This week it would be hard to miss the metaphor of the Good Shepherd. But it’s easy to miss the story in which Jesus makes the claim to be the Good Shepherd and if we do that, we miss the power of the metaphor. To get the idea, we really need to go all the way back to the beginning of John 9. Jesus and his disciples pass a blind man, and the disciples ask whether he is blind because of his own sin or that of his parents. Jesus replies that God’s glory will be shown through him, and then heals the man. The result is a rather comical unfolding of events as the religious leaders, who are upset because the healing happened on the Sabbath, investigate this miracle. What becomes clear is that, in their quest to be “holy” and “pure” the religious leaders have lost their compassion. Obeying the law to do no work on the Sabbath is more important than showing compassion to a blind man. In the words of the Old Testament prophets, they have ceased to be faithful shepherds.

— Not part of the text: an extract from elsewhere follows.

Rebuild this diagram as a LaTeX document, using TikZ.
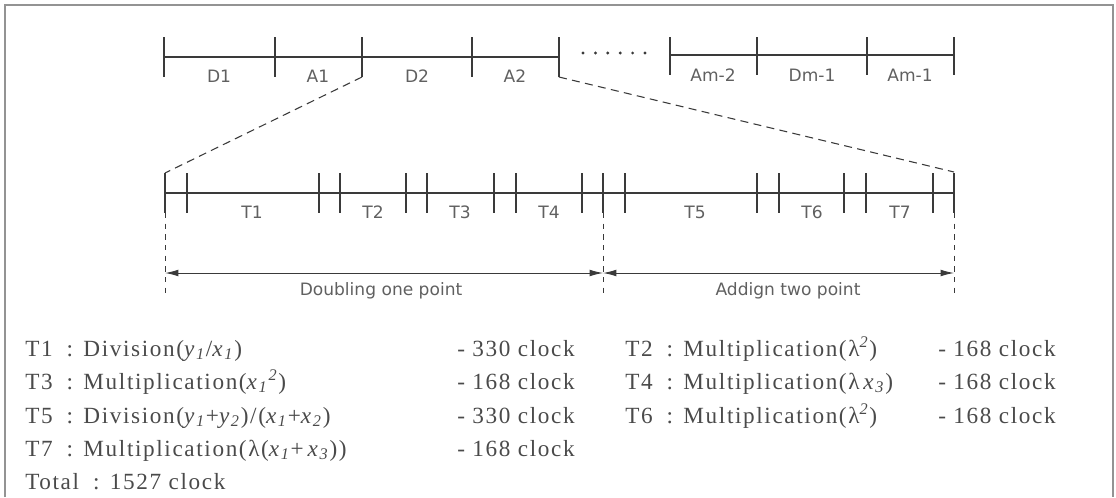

Jesus, on the other hand, is willing to “bend the rules” and do the work of healing even though it’s Sabbath, because the law of love demands it. He trusts that God’s glory shines through this act of compassion. Then, in response to the increasingly harsh treatment that the religious leaders meet out to this man, he speaks about himself as the Good Shepherd who willingly lays down his life for the sheep. He also mentions “other sheep” that are not of “this fold” (probably a reference to the Gentiles) that he must bring in order to have one flock with one caring, sacrificial Shepherd. What is so strange here is the radical inclusivity of Jesus, and the upside-down way he uses the metaphor. Usually, in the sacrificial system, it is the sheep that gives its life as a sacrifice in order to “save” the worshipper. But here Jesus claims to be the Shepherd who gives his life for the sheep! It’s a divine absurdity – and it is the focus of this week’s meditations.